Shoutcast servers do provide a special URL that allows you to ensure the MP3 stream is returned regardless of the User-Agent. You just append ;stream.nsv for example http://example.com:1234/ becomes http://example.com:1234/;stream.nsv.

Appending this string confuses any servers that aren't using Shoutcast though. So it became necessary to probe each server, to adjust the URL where required. This works by impersonating Firefox and when HTML comes back, that's Shoutcast.

Memory usage

One significant problem appears to be that of memory consumption while listening to a stream. If you're listening for a few hours or so, expect your memory usage to be in the 100s of megabytes. This is enough to cause problems in a typical PC setup. A workaround for this is to stop and restart the stream occasionally.

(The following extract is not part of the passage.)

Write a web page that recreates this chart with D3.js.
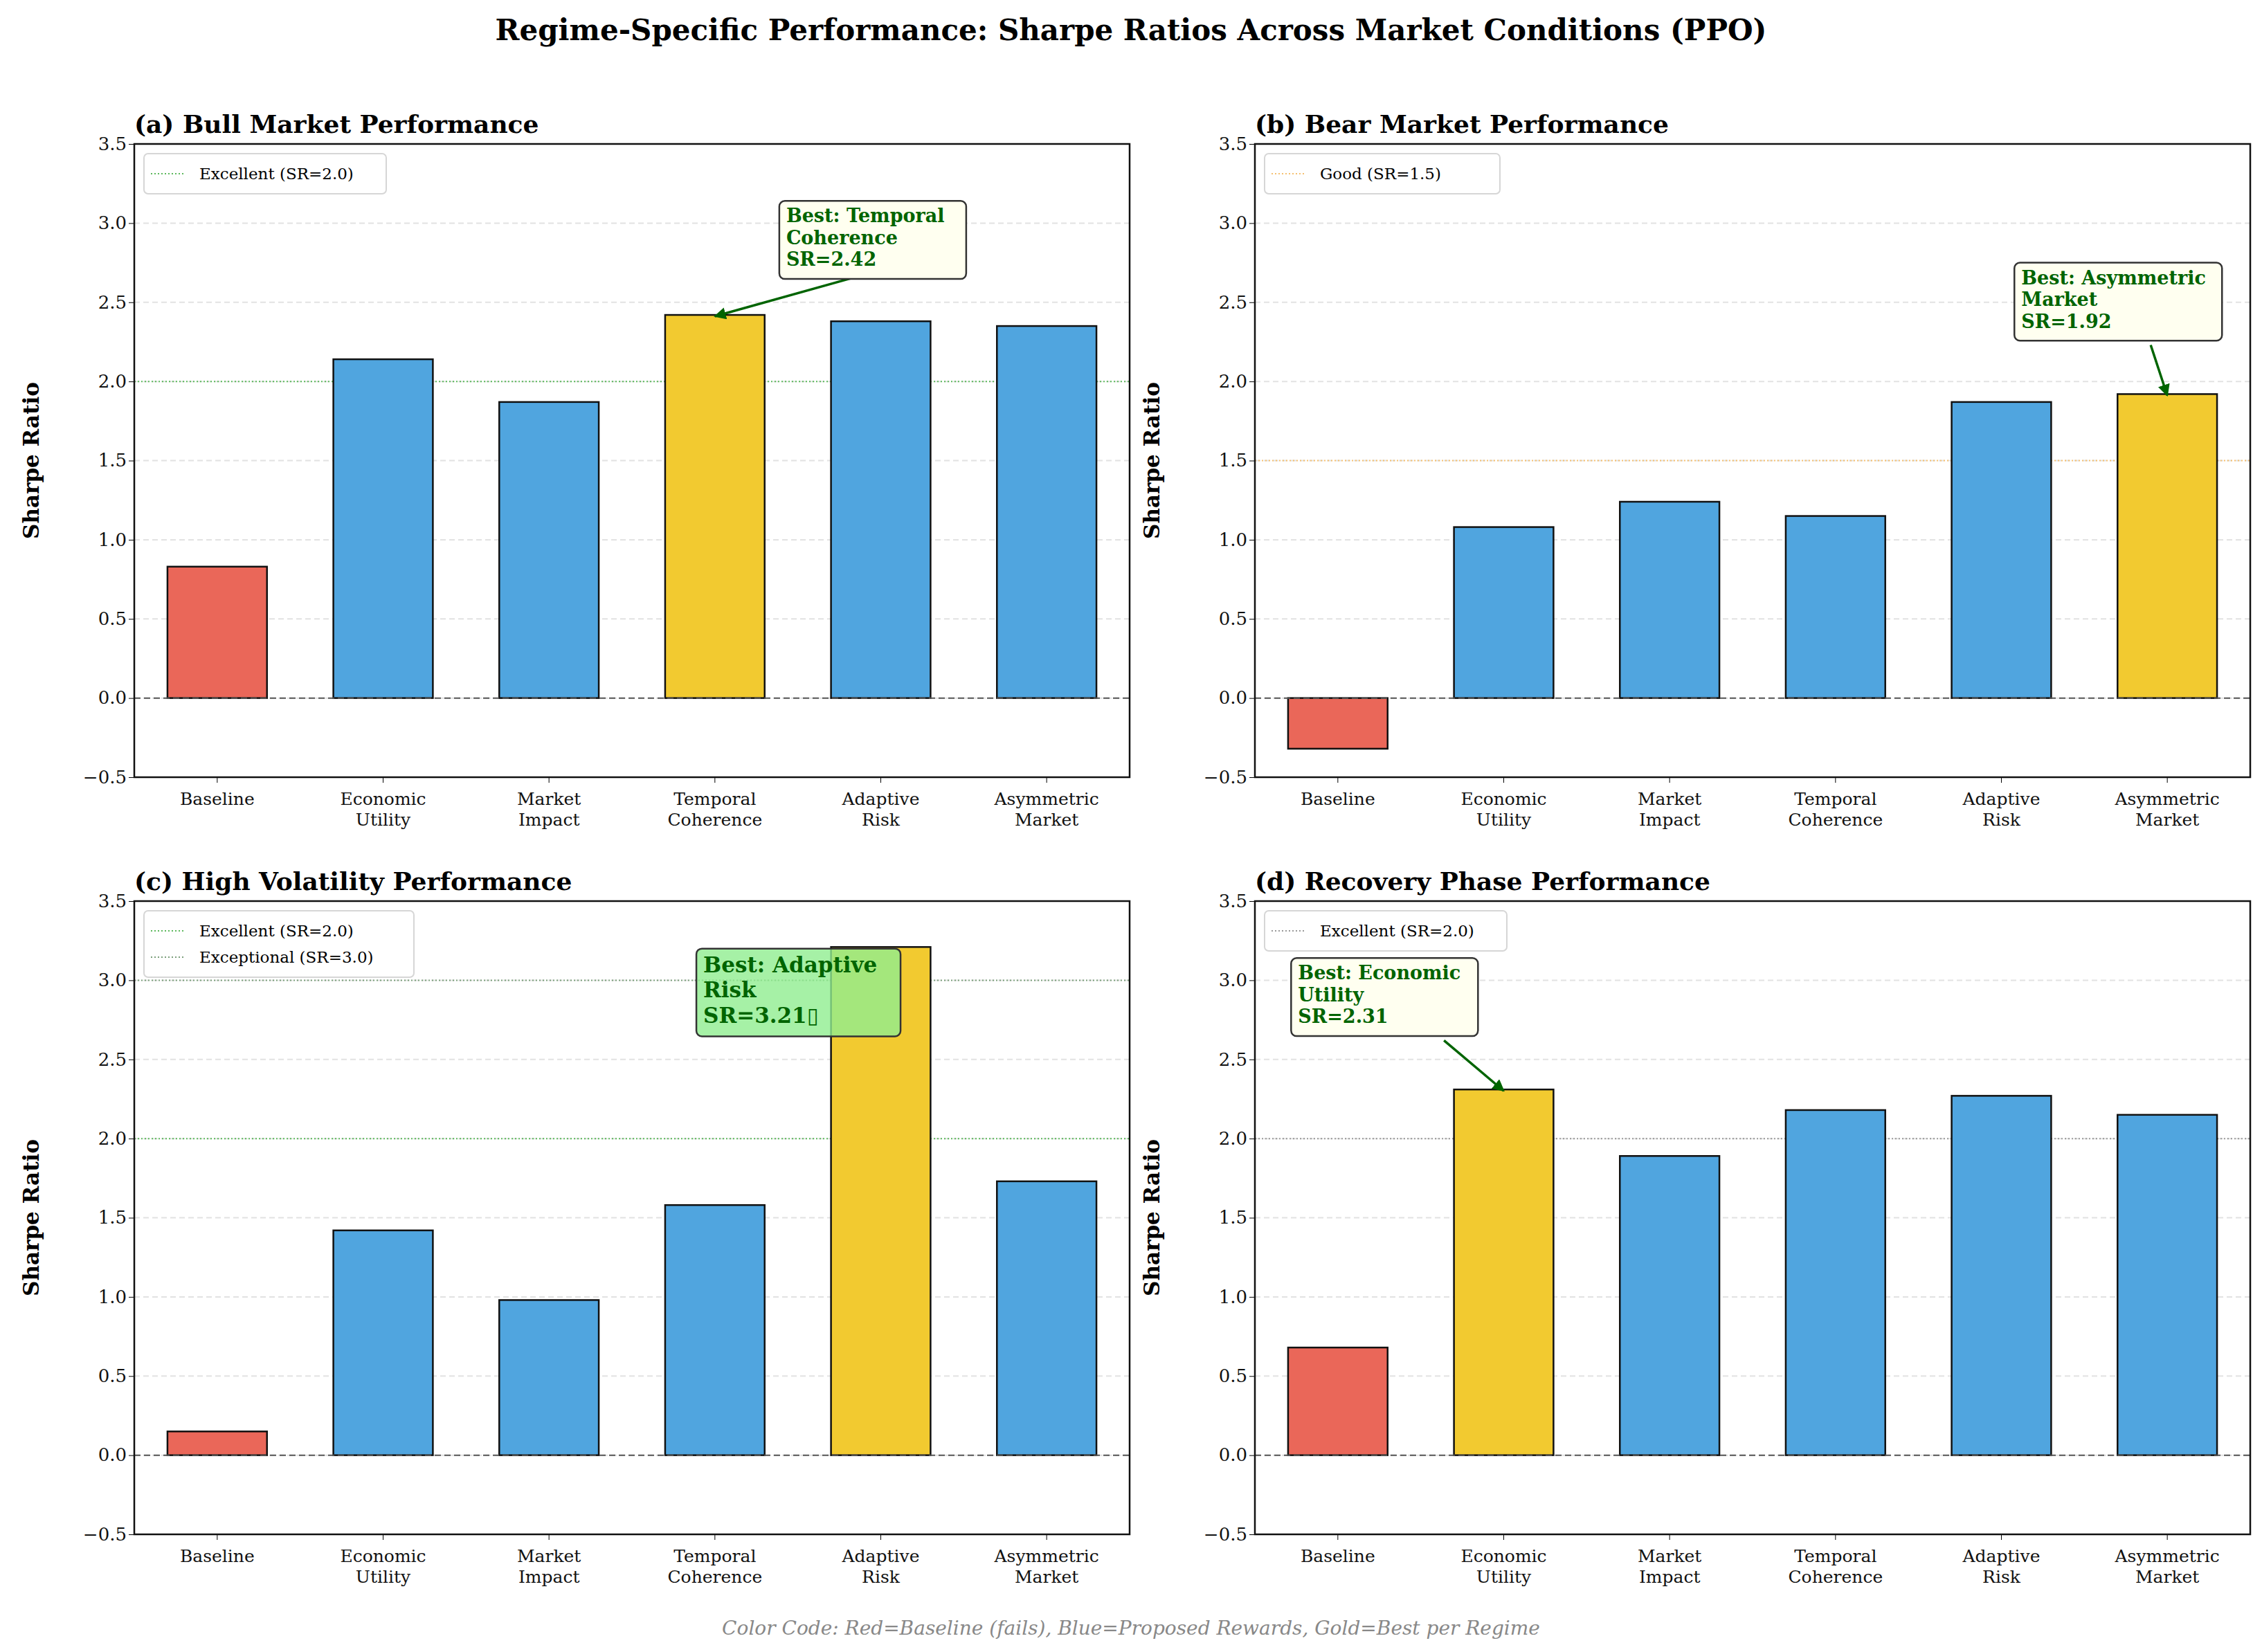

The reason behind this is that the MP3 stream is treated as if a very long MP3 file is being downloaded. What you've heard so far remains in memory even though, with the exception of Real Player, you can't seek backwards. This is a well known problem that affects nearly all media players and browser/plugin combinations except VLC Media Player.

Recommended use

If you use the M3U or PLS play lists, you may well just see IP addresses and port numbers rather than meaningful station names. This is a limitation of the file formats used, and isn't fixable. Using the XSPF play list is recommended as it has the station name and website link. Also you can use the XSPF play list in VLC Media Player, without having to worry about your memory usage.